C’est complexe de réussir quelque chose de simple, on a tendance à vouloir en faire plus. Parfois on travaille deux semaines et c’est mauvais, parfois trois heures et c’est fantastique. Une fois avec Stephan Hill (Gowentgone, leur projet commun), nous avons réalisé un morceau en quelques heures, Love and Respect, il fonctionne toujours aussi bien lorsqu’on le joue.


On peut s’attendre à quoi de ta part dans le futur ?
Aujourd’hui sort cet EP sur Caduceus, deux morceaux qui tapent pas mal et des remixes signés Steve Rachmad et LAD. Un EP devrait bientôt arriver sur Addicted, et quelques trucs sous alias. Je viens aussi de faire le remix d’un groupe d’électro pop israélien, TYP. Ils sont énormes en Israël, des superstars. Ils bossent avec celui qui gère X Factor là-bas, des personnes comme Bar Refaeli.

Tu apprécies travailler avec eux ? Tu sembles pourtant extrêmement lié à l’underground ?

Je le suis, et c’est très difficile de travailler pour eux. Cela paie extrêmement bien (rires), j’y ai donc réfléchi.
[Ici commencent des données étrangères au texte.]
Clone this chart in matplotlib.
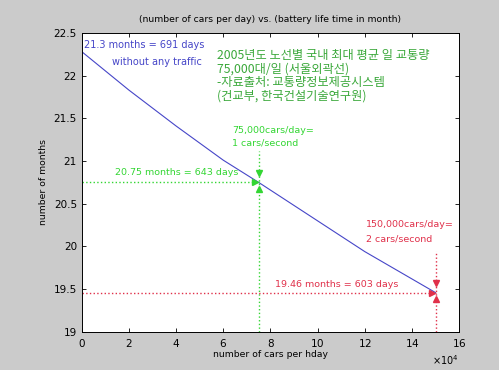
import matplotlib
matplotlib.use("Agg")
import matplotlib.pyplot as plt

# data
cars_per_day = [0, 20000, 40000, 60000, 75000, 100000, 120000, 150000]
months = [22.28, 21.83, 21.41, 21.01, 20.75, 20.30, 19.94, 19.46]
mark_x = [75000, 150000]
mark_y = [20.75, 19.46]

title = "(number of cars per day) vs. (battery life time in month)"
xlabel = "number of cars per hday"
ylabel = "number of months"
korean = ["2005년도 노선별 국내 최대 평균 일 교통량",
          "75,000대/일 (서울외곽선)",
          "-자료출처: 교통량정보제공시스템",
          "(건교부, 한국건설기술연구원)"]

plt.rcParams['font.family'] = ['DejaVu Sans', 'Noto Sans CJK KR']

blue = '#4646c8'
green = '#33d633'
gtext = '#3aa83a'
red = '#e0304a'

fig = plt.figure(figsize=(4.99, 3.70), dpi=100, facecolor='#cbcbcb')
ax = fig.add_axes([0.164, 0.103, 0.756, 0.808])
ax.set_facecolor('white')

ax.plot(cars_per_day, months, color=blue, lw=0.8)

# green guide lines and markers
gx, gy = mark_x[0], mark_y[0]
ax.plot([0, gx], [gy, gy], color=green, ls=':', lw=1.0)
ax.plot([gx, gx], [19, 21.12], color=green, ls=':', lw=1.0)
ax.plot([gx], [gy + 0.11], marker='v', color=green, ms=3.8, ls='none')
ax.plot([gx], [gy - 0.08], marker='^', color=green, ms=3.8, ls='none')
ax.plot([gx - 1600], [gy], marker='>', color=green, ms=3.8, ls='none')

# red guide lines and markers
rx, ry = mark_x[1], mark_y[1]
ax.plot([0, rx], [ry, ry], color=red, ls=':', lw=1.0)
ax.plot([rx, rx], [19, 19.95], color=red, ls=':', lw=1.0)
ax.plot([rx], [ry + 0.11], marker='v', color=red, ms=3.8, ls='none')
ax.plot([rx], [ry - 0.08], marker='^', color=red, ms=3.8, ls='none')
ax.plot([rx - 1600], [ry], marker='>', color=red, ms=3.8, ls='none')

ax.set_xlim(0, 160000)
ax.set_ylim(19, 22.5)
ax.set_xticks(range(0, 160001, 20000))
ax.set_yticks([19, 19.5, 20, 20.5, 21, 21.5, 22, 22.5])
ax.set_yticklabels(['19', '19.5', '20', '20.5', '21', '21.5', '22', '22.5'])
ax.ticklabel_format(style='sci', axis='x', scilimits=(4, 4), useMathText=True)
ax.xaxis.get_offset_text().set_fontsize(7)
ax.tick_params(direction='in', top=True, right=True, labelsize=7.5, length=3, width=0.6)
for s in ax.spines.values():
    s.set_linewidth(0.7)

ax.set_title(title, fontsize=6.7, pad=8)
ax.set_xlabel(xlabel, fontsize=6.7, labelpad=1)
ax.set_ylabel(ylabel, fontsize=6.7, labelpad=4)

# annotations
ax.text(1000, 22.42, "21.3 months = 691 days", color=blue, fontsize=7, va='top', ha='left')
ax.text(31800, 22.22, "without any traffic", color=blue, fontsize=7, va='top', ha='center')

ax.text(57500, 22.31, "\n".join(korean), color=gtext, fontsize=8.8, va='top', ha='left',
        family=['Noto Sans CJK KR', 'DejaVu Sans'], linespacing=1.03, clip_on=True)

ax.text(63700, 21.36, "75,000cars/day=", color=green, fontsize=6.8, va='center', ha='left')
ax.text(63700, 21.21, "1 cars/second", color=green, fontsize=6.8, va='center', ha='left')
ax.text(66500, 20.81, "20.75 months = 643 days", color=green, fontsize=6.8, va='bottom', ha='right')

ax.text(120500, 20.26, "150,000cars/day=", color=red, fontsize=6.8, va='center', ha='left')
ax.text(120500, 20.09, "2 cars/second", color=red, fontsize=6.8, va='center', ha='left')
ax.text(82000, 19.5, "19.46 months = 603 days", color=red, fontsize=6.8, va='bottom', ha='left')

fig.savefig("out.png", dpi=100, facecolor=fig.get_facecolor())
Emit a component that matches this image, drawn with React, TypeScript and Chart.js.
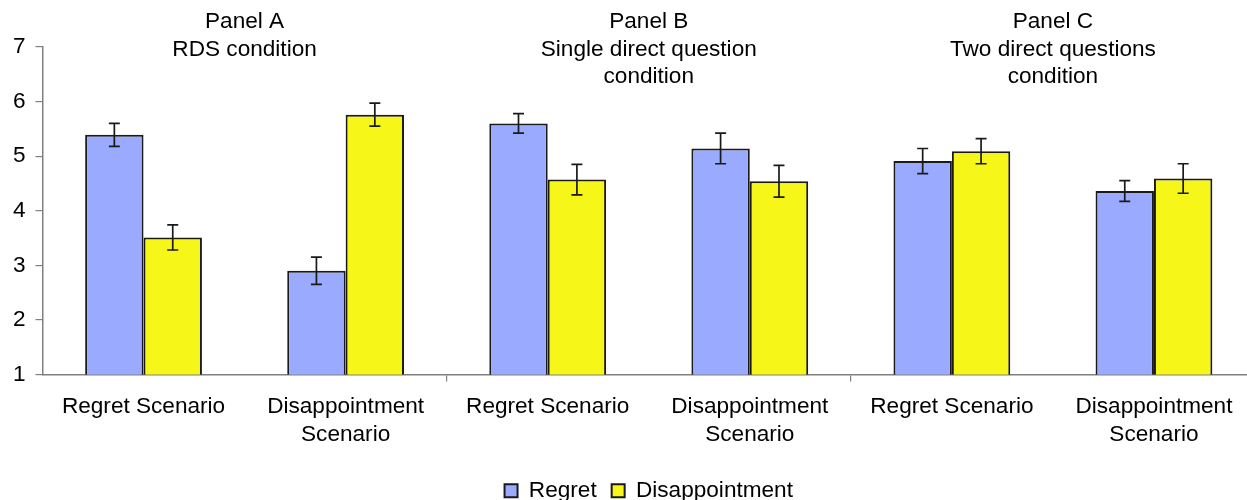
import React, { useEffect, useRef } from "react";
import { Chart, registerables } from "chart.js";

Chart.register(...registerables);

const categories: (string | string[])[] = [
  "Regret Scenario",
  ["Disappointment", "Scenario"],
  "Regret Scenario",
  ["Disappointment", "Scenario"],
  "Regret Scenario",
  ["Disappointment", "Scenario"],
];

const regretMeans = [5.39, 2.9, 5.6, 5.14, 4.91, 4.36];
const regretErrors = [0.21, 0.25, 0.18, 0.28, 0.23, 0.19];
const disappointmentMeans = [3.51, 5.76, 4.57, 4.54, 5.09, 4.59];
const disappointmentErrors = [0.23, 0.21, 0.28, 0.29, 0.23, 0.27];

const panelTitles: string[][] = [
  ["Panel A", "RDS condition"],
  ["Panel B", "Single direct question", "condition"],
  ["Panel C", "Two direct questions", "condition"],
];

const yTicks = [1, 2, 3, 4, 5, 6, 7];

const FONT = "'Liberation Sans', Arial, Helvetica, sans-serif";
const FONT_SIZE = 22.6;
const AXIS_GRAY = "#808080";

const errorBarPlugin = {
  id: "errorBars",
  afterDatasetsDraw(chart: any) {
    const ctx = chart.ctx;
    const yScale = chart.scales.y;
    chart.data.datasets.forEach((ds: any, di: number) => {
      const meta = chart.getDatasetMeta(di);
      const errs: number[] = ds.errors || [];
      meta.data.forEach((bar: any, i: number) => {
        const v = ds.data[i];
        const e = errs[i];
        if (v == null || e == null) return;
        const x = bar.x;
        const yTop = yScale.getPixelForValue(v + e);
        const yBot = yScale.getPixelForValue(v - e);
        const cap = 5.5;
        ctx.save();
        ctx.strokeStyle = "#1a1a1a";
        ctx.lineWidth = 1.7;
        ctx.beginPath();
        ctx.moveTo(x, yTop);
        ctx.lineTo(x, yBot);
        ctx.moveTo(x - cap, yTop);
        ctx.lineTo(x + cap, yTop);
        ctx.moveTo(x - cap, yBot);
        ctx.lineTo(x + cap, yBot);
        ctx.stroke();
        ctx.restore();
      });
    });
  },
};

const panelTitlePlugin = {
  id: "panelTitles",
  afterDraw(chart: any) {
    const ctx = chart.ctx;
    const xScale = chart.scales.x;
    ctx.save();
    ctx.fillStyle = "#000";
    ctx.font = `${FONT_SIZE}px ${FONT}`;
    ctx.textAlign = "center";
    ctx.textBaseline = "middle";
    panelTitles.forEach((lines, p) => {
      const cx =
        (xScale.getPixelForValue(p * 2) + xScale.getPixelForValue(p * 2 + 1)) / 2;
      lines.forEach((line, li) => {
        ctx.fillText(line, cx, 22 + li * 27.5);
      });
    });
    ctx.restore();
  },
};

// center the legend over the plot area rather than the whole canvas
const legendAlignPlugin = {
  id: "legendAlign",
  afterLayout(chart: any) {
    const lg = chart.legend;
    const ca = chart.chartArea;
    if (!lg || !ca) return;
    lg.left = ca.left;
    lg.right = ca.right;
    lg.width = ca.right - ca.left;
  },
};

export default function App() {
  const canvasRef = useRef<HTMLCanvasElement | null>(null);

  useEffect(() => {
    if (!canvasRef.current) return;
    Chart.defaults.font.family = FONT;
    Chart.defaults.font.size = FONT_SIZE;
    Chart.defaults.color = "#000";

    const chart = new Chart(canvasRef.current, {
      type: "bar",
      data: {
        labels: categories as any,
        datasets: [
          {
            label: "Regret",
            data: regretMeans,
            errors: regretErrors,
            backgroundColor: "#99aaff",
            borderColor: "#1a1a1a",
            borderWidth: 2,
            borderSkipped: false,
            categoryPercentage: 0.578,
            barPercentage: 1,
          } as any,
          {
            label: "Disappointment",
            data: disappointmentMeans,
            errors: disappointmentErrors,
            backgroundColor: "#f6f618",
            borderColor: "#1a1a1a",
            borderWidth: 2,
            borderSkipped: false,
            categoryPercentage: 0.578,
            barPercentage: 1,
          } as any,
        ],
      },
      options: {
        animation: false,
        responsive: false,
        layout: { padding: { top: 47, left: 0, right: 0, bottom: 0 } },
        plugins: {
          title: { display: false },
          tooltip: { enabled: false },
          legend: {
            display: true,
            position: "bottom",
            labels: {
              boxWidth: 13,
              boxHeight: 13,
              padding: 15,
              font: { size: FONT_SIZE, family: FONT },
              color: "#000",
            },
          },
        },
        scales: {
          x: {
            type: "category",
            offset: true,
            grid: {
              display: true,
              offset: true,
              drawOnChartArea: false,
              drawTicks: true,
              tickLength: 7,
              lineWidth: 1.2,
              color: (c: any) => (c.index === 2 || c.index === 4 ? AXIS_GRAY : "rgba(0,0,0,0)"),
            },
            border: { display: true, color: AXIS_GRAY, width: 1.5 },
            ticks: {
              autoSkip: false,
              maxRotation: 0,
              minRotation: 0,
              padding: 12,
              color: "#000",
              font: { size: FONT_SIZE, family: FONT, lineHeight: 1.22 },
            },
            afterFit: (scale: any) => {
              scale.height = 90;
            },
          },
          y: {
            type: "linear",
            min: 1,
            max: 7,
            afterBuildTicks: (scale: any) => {
              scale.ticks = yTicks.map((v) => ({ value: v }));
            },
            grid: {
              display: true,
              drawOnChartArea: false,
              drawTicks: true,
              tickLength: 7,
              color: AXIS_GRAY,
              lineWidth: 1.2,
            },
            border: { display: true, color: AXIS_GRAY, width: 1.5 },
            ticks: {
              padding: 10,
              color: "#000",
              font: { size: FONT_SIZE, family: FONT },
            },
            afterFit: (scale: any) => {
              scale.width = 42.5;
            },
          },
        },
      },
      plugins: [errorBarPlugin, panelTitlePlugin, legendAlignPlugin],
    });

    return () => {
      chart.destroy();
    };
  }, []);

  return (
    <div
      style={{
        position: "absolute",
        left: 0,
        top: 0,
        width: 1247,
        height: 500,
        overflow: "hidden",
        background: "#fff",
      }}
    >
      <canvas
        ref={canvasRef}
        width={1255}
        height={512}
        style={{ width: 1255, height: 512, display: "block" }}
      />
    </div>
  );
}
Ensuite j’ai écouté le morceau et je me suis dit « impossible, je ne veux absolument pas être lié à cela ». C’est cette sorte d’EDM avec des voix en autotune…
Après réflexion, j’ai pensé que cela pouvait être un bon challenge. J’ai donc pris les vocalises, et j’ai refait le morceau à partir de là. Je suis plutôt content du résultat, c’est un morceau deep house un peu à la Delano Smith, avec des fragments de voix disséminés ici ou là.

Merci Oliver, nous sommes ravis de t’accueillir samedi.

Je suis assez impatient d’y être, c’est une soirée qui semble prometteuse. J’adore jouer à Paris, même si une fois j’ai joué dans un club un peu bizarre près des Galeries Lafayette.

Tu reçois encore des requêtes un peu curieuses ?

De moins en moins car je suis un peu plus connu. L’année dernière j’ai joué en Ukraine à Lviv… C’était tellement étrange. Je ne sais pas pourquoi ils m’ont invité, vraiment.
(Imitant un accent Russe) « Nous avons entendu un très bon mix de vous sur Soundcloud, un très très bon mix, vraiment bon, vraiment bon ». C’était un club avec un bordel au premier étage.

Un vrai bordel en activité ?

Un vrai, avec des filles qui dansent nues etc… Le propriétaire du club était aussi propriétaire de la maison close, et il m’a invité à dîner. Je me suis retrouvé avec des mafieux en train de manger des énormes poissons. « Tu veux un shot de vodka ? », et boom, ils te remplissent un verre de 30 cl… Cette fille sensée travailler dans le bordel devait s’occuper de moi, elle est restée assise à mes côtés pendant que je mangeais. Étrange.